South Africa’s attempt to switch from analogue to digital television has encountered another significant setback. A South Africa High Court has suspended the 31 March deadline for the analogue signal switch-off, and the country’s communications regulator has revealed that many government-subsidised set-top boxes (STBs) are faulty.
Most of the STBs were produced in 2015 and are malfunctioning, as highlighted in the Independent Communications Authority of South Africa’s (Icasa) findings on digital migration regulations. The regulator also pointed out that the slow rollout of STBs and several operational issues are delaying the transition. Key challenges include Post Office closures, an ineffective online registration system, and low public awareness about where to register for decoders.
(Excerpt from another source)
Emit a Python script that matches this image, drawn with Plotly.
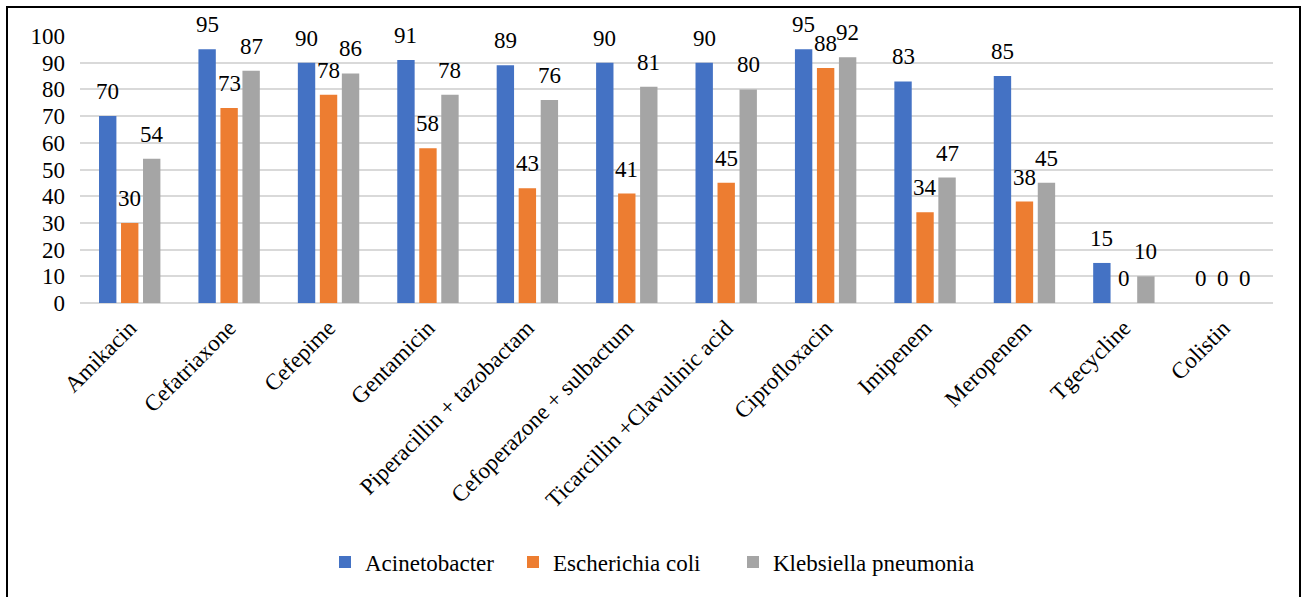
import plotly.graph_objects as go

# Antibiotic resistance (%) by organism
antibiotics = [
    "Amikacin", "Cefatriaxone", "Cefepime", "Gentamicin",
    "Piperacillin + tazobactam", "Cefoperazone + sulbactum",
    "Ticarcillin +Clavulinic acid", "Ciprofloxacin", "Imipenem",
    "Meropenem", "Tgecycline", "Colistin",
]
acinetobacter = [70, 95, 90, 91, 89, 90, 90, 95, 83, 85, 15, 0]
escherichia_coli = [30, 73, 78, 58, 43, 41, 45, 88, 34, 38, 0, 0]
klebsiella = [54, 87, 86, 78, 76, 81, 80, 92, 47, 45, 10, 0]

series_names = ["Acinetobacter", "Escherichia coli", "Klebsiella pneumonia"]
series_values = [acinetobacter, escherichia_coli, klebsiella]
colors = ["#4472C4", "#ED7D31", "#A5A5A5"]

FONT = "'Liberation Serif', 'Times New Roman', Times, serif"
FS = 23

W, H = 1303, 597
ML, MR, MT, MB = 80, 30, 36, 294
plot_w = W - ML - MR
plot_h = H - MT - MB

BARGAP = 0.336
slot_px = plot_w / len(antibiotics) * (1 - BARGAP) / 3


def px_to_paper_x(px):
    return (px - ML) / plot_w


def px_to_paper_y(py):
    return (H - MB - py) / plot_h


# one legend per series so each entry can sit at its own spot along the bottom
legend_ids = ["legend", "legend2", "legend3"]
legend_left_px = [325, 513, 733]

fig = go.Figure()
for name, vals, col, lg in zip(series_names, series_values, colors, legend_ids):
    fig.add_trace(go.Bar(
        x=antibiotics, y=vals, name=name, legend=lg,
        marker=dict(color=col, line=dict(width=0)),
    ))

# value labels above each bar
annotations = []
for i, vals in enumerate(series_values):
    for cat, v in zip(antibiotics, vals):
        annotations.append(dict(
            x=cat, y=v, xref="x", yref="y", text=str(v), showarrow=False,
            xshift=(i - 1) * slot_px, yshift=10, yanchor="bottom",
            font=dict(family=FONT, size=FS, color="#000000"),
        ))

legend_layout = {}
for lg, lx in zip(legend_ids, legend_left_px):
    legend_layout[lg] = dict(
        orientation="h", xref="paper", yref="paper",
        x=px_to_paper_x(lx), y=px_to_paper_y(562),
        xanchor="left", yanchor="middle",
        bgcolor="rgba(0,0,0,0)",
        font=dict(family=FONT, size=FS, color="#000000"),
        itemclick=False, itemdoubleclick=False,
    )

fig.update_layout(
    width=W, height=H,
    margin=dict(l=ML, r=MR, t=MT, b=MB),
    paper_bgcolor="white", plot_bgcolor="white",
    barmode="group", bargap=BARGAP, bargroupgap=0.21,
    font=dict(family=FONT, size=FS, color="#000000"),
    showlegend=True,
    annotations=annotations,
    shapes=[dict(
        type="rect", xref="paper", yref="paper",
        x0=px_to_paper_x(7), x1=px_to_paper_x(1300),
        y0=px_to_paper_y(610), y1=px_to_paper_y(7),
        line=dict(color="#000000", width=2), fillcolor="rgba(0,0,0,0)",
        layer="above",
    )],
    **legend_layout,
)

fig.update_xaxes(
    type="category", tickangle=-45, showgrid=False,
    showline=False, ticks="", ticklabelstandoff=6,
    tickfont=dict(family=FONT, size=FS, color="#000000"),
)
fig.update_yaxes(
    range=[0, 100], dtick=10, tick0=0,
    showgrid=True, gridcolor="#D9D9D9", gridwidth=1.5,
    zeroline=True, zerolinecolor="#D9D9D9", zerolinewidth=2,
    showline=False, ticks="", ticklabelstandoff=14,
    tickfont=dict(family=FONT, size=FS, color="#000000"),
)

fig.write_html("out.html")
Icasa has also raised concerns about the technical issues with the STBs, which are exacerbated by the lack of software updates. Many 2015 models are outdated and may no longer meet current technological standards. Additionally, the legal definition of indigent households, which determines eligibility for subsidised STBs, has changed. The new threshold of $354 per month for household income excludes many who previously qualified under the $191 limit.
The rollout has also encountered issues with poor reception in various areas, making households hesitant to adopt digital television. Furthermore, non-subsidised STBs are difficult to find for those who do not qualify for government support.
This digital migration project has been in progress for nearly two decades, but delays have plagued it. The latest legal challenge came from eMedia, Media Monitoring Africa, and the SOS Coalition, who successfully blocked the deadline. The Northern Gauteng High Court ruled in their favour, highlighting the potential harm to the public if analogue signals were switched off prematurely.
This delay adds to nearly 20 missed deadlines, leaving the future of South Africa’s digital television transition uncertain.